Inutile aussi de chercher à évaluer si Macron n’aurait pas trompé ses électeurs avec son “ni de droite ni de gauche” qui serait devenu un “de droite et de droite”… une peu à la façon dont la gauche reprochait à François Hollande de s’être rallié à ce “monde de la Finance” dont il avait juré être “l’adversaire” pendant sa campagne. Non la question posée aujourd’hui n’est pas celle d’un abus de pouvoir d’un Emmanuel Macron mal élu, ni celle d’une éventuelle “trahison” par lui de ses électeurs qui venaient de la gauche… La démocratie est ainsi faite, quand le peuple délègue son pouvoir, c’est en toute logique pour que celui qui en bénéficie agisse, pas seulement pour qu’il affiche et illustre les idées supposées de ses électeurs.

Non la vraie question posée au terme de la première année de mandat du président,  c’est: “vers quel type de société nous conduit-il?” On a compris qu’il fallait réformer pour relancer l’initiative économique et donc indirectement la création d’emplois, sans lesquels tous les combats pour la justice sociale sont vains. On peut entendre que le réalisme politique implique certains choix qui semblent aller nettement dans le sens d’une aggravation au moins temporaire des inégalités. On veut bien croire que les allègements fiscaux dont bénéficient quelques privilégiés cotisant hier à l’impôt sur la fortune pèsent peu face à l’opportunité de donner un emploi au plus grand nombre. On peut même admettre que quelques erreurs de parcours -du genre de l’ajustement à la baisse des aides au logement- soient compensées par d’autres mesures généreuses en faveur des plus défavorisés… Mais quel est le sens de tout cela? Il ne suffit pas de parler de “nouveau monde” opposé à “l’ancien”, de plaider “l’action” contre la “fainéantise”, le “progressisme” contre “l’immobilisme”… Il faut dire quel est exactement le monde que nous préparons à nos enfants. Et pour répondre à cette question, il ne suffira pas de brandir sa foi réformatrice, ou de plaider le changement, voire de couper à toute critique en invoquant “le programme”.

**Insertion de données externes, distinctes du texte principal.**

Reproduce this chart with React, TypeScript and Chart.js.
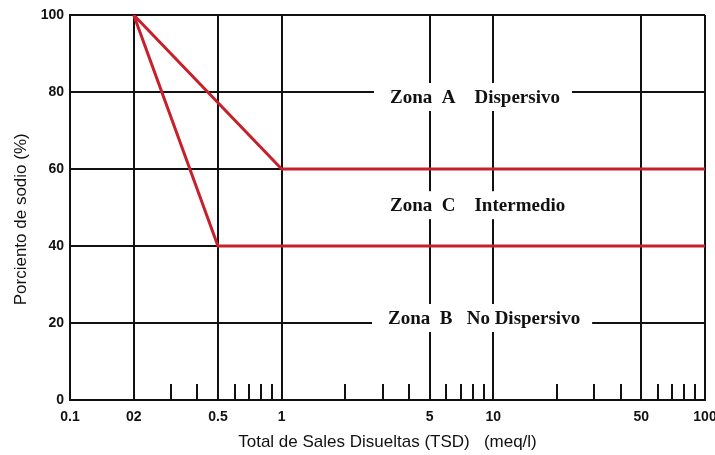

Car c’est une question de forme autant que de fond. Quelle que soit la légitimité des mesures figurant au programme du président, la façon dont elles seront élaborées et adoptées façonnera la société française demain, autant que leur contenu. Evidemment, supprimer le statut du cheminot, transformer la SNCF en société anonyme, évacuer une poignées d’extrémistes d’une Zad auto-proclamée, ou empêcher une centaines de militants d’empêcher la majorité des étudiants de passer leurs examens, ne disloquera pas les liens qui font la cohésion de la nation. On peut comprendre que tout cela soit nécessaire mais ne puisse se faire sans un minimum d’opposition. Il y a bien sûr des réformes impopulaires mais indispensables. Mais lorsque le temps des oppositions sera passé, que les réformes auront été réalisées aux forceps, que la succession des défilés aura épuisé les plus vindicatifs, que la France aura été transformée dans le sens où le jeune président le souhaite, sur quel consensus social se fondera ce supposé “monde nouveau”.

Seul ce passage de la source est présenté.